Universidades británicas, políticos y bancos europeos se beneficiaron de donaciones e inversiones, y todo pintaba bien hasta que resolvieron salir de él por la vía rápida y nadie acudió en su defensa a la hora de su cacería en el desierto. Todo para abrir las compuertas de un desorden descomunal que dejó el país en manos del que más pueda matar y produjo una estampida humana que se lanza al mar, a más no poder, para cambiar su vida o perecer. Democracia o muerte.
El único modelo que, hasta ahora, tuvo éxito en la organización y el control del norte de África y Oriente Medio, completo, fue el del Imperio Romano. Ese orden, heredado después por el Imperio Bizantino y luego por el de los otomanos, vino a desfallecer y a dar paso a varias décadas de control directo europeo, cuando Francia y Gran Bretaña se repartieron los despojos del dominio turco.
El último proceso de descolonización produjo más tarde, con excepción de la democracia israelí, una serie de regímenes autoritarios cuyo mérito pudo ser el de manejar los equilibrios de aspiraciones tribales contradictorias propias de una historia muy antigua y darle un poco de estabilidad a la región.
Pretender que los ciudadanos de Bagdad se comporten como los de Washington y que los de Tikrit lo hagan como los de Boston es una muestra de ingenuidad y de falta de realismo político elemental. Hacer toda una guerra para buscar imponer el sueño americano en países de tradiciones que provienen de las primeras civilizaciones conocidas fue un estropicio. Y esperar que la salida del desorden implantado sea la de formas republicanas de corte occidental, impulsadas por campeones locales de la «democracia o muerte» que inviten a los ciudadanos a votar libremente por tal u cual partido, al impulso de mercadotecnia política adecuada, es desconocer abiertamente uno de los principios elementales de la vida política y de la coexistencia entre las naciones, según el cual cada una de ellas tiene derecho a buscar el orden político más acorde con su tradición, sus posibilidades y su voluntad.

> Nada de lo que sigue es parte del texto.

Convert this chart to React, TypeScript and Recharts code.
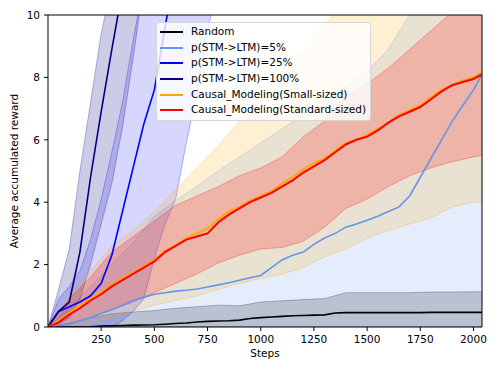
import {
  ComposedChart,
  Line,
  Area,
  XAxis,
  YAxis,
  ReferenceLine,
} from "recharts";

// x grids
const STEPS_50 = [...Array.from({ length: 41 }, (_, i) => i * 50), 2040];
const STEPS_100 = [...Array.from({ length: 21 }, (_, i) => i * 100), 2040];

const xTicks = [250, 500, 750, 1000, 1250, 1500, 1750, 2000];
const yTicks = [0, 2, 4, 6, 8, 10];

// means (every 50 steps)
const randomMean = [
  0, 0, 0, 0, 0.01, 0.03, 0.04, 0.05, 0.06, 0.065, 0.07, 0.09, 0.11, 0.13, 0.16,
  0.18, 0.19, 0.2, 0.22, 0.27, 0.3, 0.32, 0.34, 0.36, 0.37, 0.38, 0.39, 0.45,
  0.46, 0.46, 0.46, 0.46, 0.46, 0.46, 0.46, 0.46, 0.47, 0.47, 0.47, 0.47, 0.47,
  0.47,
];
const p5Mean = [
  0, 0.05, 0.1, 0.2, 0.3, 0.44, 0.55, 0.7, 0.85, 0.95, 1.05, 1.1, 1.15, 1.18,
  1.22, 1.28, 1.35, 1.42, 1.5, 1.58, 1.65, 1.9, 2.15, 2.3, 2.4, 2.65, 2.85, 3.0,
  3.2, 3.3, 3.42, 3.55, 3.7, 3.85, 4.2, 4.8, 5.4, 6.0, 6.6, 7.1, 7.6, 8.1,
];
const p25Mean = [0, 0.5, 0.65, 0.8, 1.0, 1.4, 2.3, 3.7, 5.1, 6.5, 7.6, 9.6, 11.5];
const p100Mean = [0, 0.5, 0.8, 2.4, 4.8, 6.9, 8.9, 10.8, 12];
const smallMean = [
  0, 0.2, 0.45, 0.7, 0.9, 1.1, 1.35, 1.55, 1.75, 1.95, 2.15, 2.45, 2.6, 2.85,
  3.0, 3.15, 3.45, 3.7, 3.85, 4.05, 4.2, 4.35, 4.6, 4.8, 5.05, 5.25, 5.4, 5.65,
  5.9, 6.0, 6.15, 6.35, 6.55, 6.8, 6.95, 7.1, 7.35, 7.6, 7.75, 7.9, 8.0, 8.15,
];
const standardMean = [
  0, 0.15, 0.4, 0.6, 0.85, 1.05, 1.3, 1.5, 1.7, 1.9, 2.1, 2.4, 2.6, 2.8, 2.9,
  3.0, 3.35, 3.6, 3.8, 4.0, 4.15, 4.3, 4.5, 4.7, 4.95, 5.15, 5.35, 5.6, 5.85,
  6.0, 6.1, 6.3, 6.55, 6.75, 6.9, 7.05, 7.3, 7.55, 7.75, 7.85, 7.95, 8.1,
];

// bands (every 100 steps)
const randomHi = [
  0, 0.12, 0.3, 0.42, 0.48, 0.53, 0.6, 0.65, 0.7, 0.68, 0.8, 0.84, 0.88, 0.91,
  1.1, 1.1, 1.1, 1.1, 1.12, 1.12, 1.13, 1.13,
];
const p5Hi = [
  0, 0.6, 1.3, 2.0, 2.7, 3.55, 4.05, 4.5, 5.0, 5.45, 5.9, 6.35, 6.8, 7.25, 7.7,
  8.2, 8.9, 10.0, 10.8, 11.5, 12, 12,
];
// 25% and 100% bands, every 50 steps
const p25Lo = [0, 0, 0, 0, 0, 0, 0, 0.2, 0.5, 0.9, 2.2, 3.3, 4.1, 5.9, 7.5, 9.5, 11];
const p25Hi = [0, 0.9, 1.3, 1.8, 2.8, 4.1, 5.6, 7.2, 9.2, 11];
const p100Lo = [0, 0.1, 0.3, 0.9, 2.0, 3.3, 4.6, 6.4, 8.6, 11];
const p100Hi = [0, 1.2, 2.5, 5.0, 7.2, 9.4, 11];
const smallLo = [
  0, 0.05, 0.15, 0.3, 0.5, 0.7, 0.85, 1.0, 1.2, 1.4, 1.55, 1.7, 1.9, 2.25, 2.5,
  2.85, 3.1, 3.3, 3.5, 3.85, 4.0, 4.0,
];
const smallHi = [
  0, 1.0, 1.8, 2.6, 3.1, 3.7, 4.4, 5.1, 5.8, 6.6, 7.4, 8.2, 8.9, 9.7, 10.4, 11,
  11.5, 12, 12, 12, 12, 12,
];
const standardLo = [
  0, 0.1, 0.3, 0.55, 0.8, 1.1, 1.4, 1.7, 2.05, 2.3, 2.5, 2.55, 2.75, 3.2, 3.8,
  4.1, 4.5, 4.85, 5.1, 5.3, 5.45, 5.5,
];
const standardHi = [
  0, 0.9, 1.6, 2.4, 2.9, 3.4, 3.9, 4.2, 4.5, 4.85, 5.1, 5.45, 6.1, 6.6, 7.4, 7.8,
  8.3, 8.9, 9.5, 10.1, 10.6, 10.8,
];

const toLine = (xs: number[], ys: number[]) =>
  ys.map((y, i) => ({ x: xs[i], y }));
const toBand = (xs: number[], lo: number[] | number, hi: number[]) =>
  hi.map((h, i) => ({
    x: xs[i],
    band: [typeof lo === "number" ? lo : lo[i], h],
  }));
// upper edge already above the frame after its last listed value
const padBand = (xs: number[], lo: number[], hi: number[]) =>
  lo.map((l, i) => ({ x: xs[i], band: [l, i < hi.length ? hi[i] : 12] }));

const series = [
  {
    name: "Random",
    color: "#000000",
    line: toLine(STEPS_50, randomMean),
    band: toBand(STEPS_100, 0, randomHi),
    alpha: 0.2,
    width: 1.6,
  },
  {
    name: "p(STM->LTM)=5%",
    color: "#6495ED",
    line: toLine(STEPS_50, p5Mean),
    band: toBand(STEPS_100, 0, p5Hi),
    alpha: 0.17,
    width: 1.6,
  },
  {
    name: "p(STM->LTM)=25%",
    color: "#0000FF",
    line: toLine(STEPS_50, p25Mean),
    band: padBand(STEPS_50, p25Lo, p25Hi),
    alpha: 0.16,
    width: 1.6,
  },
  {
    name: "p(STM->LTM)=100%",
    color: "#000080",
    line: toLine(STEPS_50, p100Mean),
    band: padBand(STEPS_50, p100Lo, p100Hi),
    alpha: 0.2,
    width: 1.6,
  },
  {
    name: "Causal_Modeling(Small-sized)",
    color: "#FFA500",
    line: toLine(STEPS_50, smallMean),
    band: toBand(STEPS_100, smallLo, smallHi),
    alpha: 0.17,
    width: 2,
  },
  {
    name: "Causal_Modeling(Standard-sized)",
    color: "#FF0000",
    line: toLine(STEPS_50, standardMean),
    band: toBand(STEPS_100, standardLo, standardHi),
    alpha: 0.2,
    width: 2,
  },
];

const FONT = "'DejaVu Sans', sans-serif";
const FS = 10.5;

const ChartLegend = () => (
  <div
    style={{
      position: "absolute",
      left: 156,
      top: 22,
      background: "rgba(255,255,255,0.8)",
      border: "1px solid #d6d6d6",
      borderRadius: 3,
      padding: "1px 4px 2px 3px",
      fontFamily: FONT,
      fontSize: FS,
      lineHeight: "15.7px",
      color: "#000",
    }}
  >
    {series.map((s) => (
      <div
        key={s.name}
        style={{ display: "flex", alignItems: "center", height: 15.7 }}
      >
        <div
          style={{ width: 23, height: 2, background: s.color, marginRight: 8 }}
        />
        <span>{s.name}</span>
      </div>
    ))}
  </div>
);

export default function App() {
  return (
    <div
      style={{
        position: "absolute",
        left: 0,
        top: 0,
        width: 498,
        height: 373,
        background: "#fff",
      }}
    >
      <ComposedChart
        width={498}
        height={373}
        margin={{ top: 15, right: 16, left: 0, bottom: 12 }}
      >
        <XAxis
          type="number"
          dataKey="x"
          domain={[0, 2040]}
          ticks={xTicks}
          allowDataOverflow
          height={34}
          tickSize={4}
          tickMargin={5}
          stroke="#000"
          tick={{ fill: "#000", fontSize: FS, fontFamily: FONT }}
          label={{
            value: "Steps",
            position: "insideBottom",
            offset: 4,
            fill: "#000",
            fontSize: FS,
            fontFamily: FONT,
          }}
        />
        <YAxis
          type="number"
          domain={[0, 10]}
          ticks={yTicks}
          allowDataOverflow
          width={48}
          tickSize={4}
          tickMargin={4}
          stroke="#000"
          tick={{ fill: "#000", fontSize: FS, fontFamily: FONT }}
          label={{
            content: () => (
              <text
                x={14}
                y={171}
                transform="rotate(-90 14 171)"
                textAnchor="middle"
                dominantBaseline="central"
                fontSize={FS}
                fontFamily={FONT}
                fill="#000"
              >
                Average accumulated reward
              </text>
            ),
          }}
        />
        {series.map((s) => (
          <Area
            key={"band-" + s.name}
            data={s.band}
            dataKey="band"
            type="linear"
            stroke={s.color}
            strokeOpacity={0.28}
            strokeWidth={1}
            fill={s.color}
            fillOpacity={s.alpha}
            dot={false}
            activeDot={false}
            isAnimationActive={false}
          />
        ))}
        {series.map((s) => (
          <Line
            key={"line-" + s.name}
            data={s.line}
            dataKey="y"
            name={s.name}
            type="linear"
            stroke={s.color}
            strokeWidth={s.width}
            dot={false}
            activeDot={false}
            isAnimationActive={false}
          />
        ))}
        <ReferenceLine y={10} stroke="#000" strokeWidth={1} />
        <ReferenceLine x={2040} stroke="#000" strokeWidth={1} />
      </ComposedChart>
      <ChartLegend />
    </div>
  );
}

La respuesta a la pregunta mencionada puede encontrar además una buena pista en el caso de Egipto, donde de manera inusual se rompió en las urnas el modelo de presidentes fuertes, de origen militar, reelegidos para mantener el statu quo.
Pero el desorden y la ingobernabilidad que trajo el experimento del gobierno de los Hermanos Musulmanes llegaron a tales extremos que el país del Nilo sólo encontró estabilidad cuando regresó a su viejo modelo, con la llegada del hasta hace poco jefe de las fuerzas armadas al poder. No avanzó en democracia pero sí tal vez en estabilidad y en su contribución a la de Oriente Medio.
A diferencia de Egipto, las invasiones extranjeras de Irak y Libia rompieron de tal manera el orden establecido y fracturaron a la sociedad en tantos pedazos que quedaron cerrados los caminos de retorno aunque fuese al cuestionable orden anterior.
De alguna forma, tanto Saddam como Gaddafi eran factores de estabilidad regional. Si hubieran seguido en el poder, difícilmente se podría haber llegado al caos actual, que es el que más preocupa desde el punto de vista del orden internacional.
Otra cosa, lamentable en todo caso, es que también difícilmente sus pueblos, bajo los regímenes de los dos tiranos desaparecidos, habrían podido soñar con avances democráticos, en caso de que la materia fuera ostensiblemente de su interés. Pero la lista de muertos hubiera sido de todas maneras mucho más corta.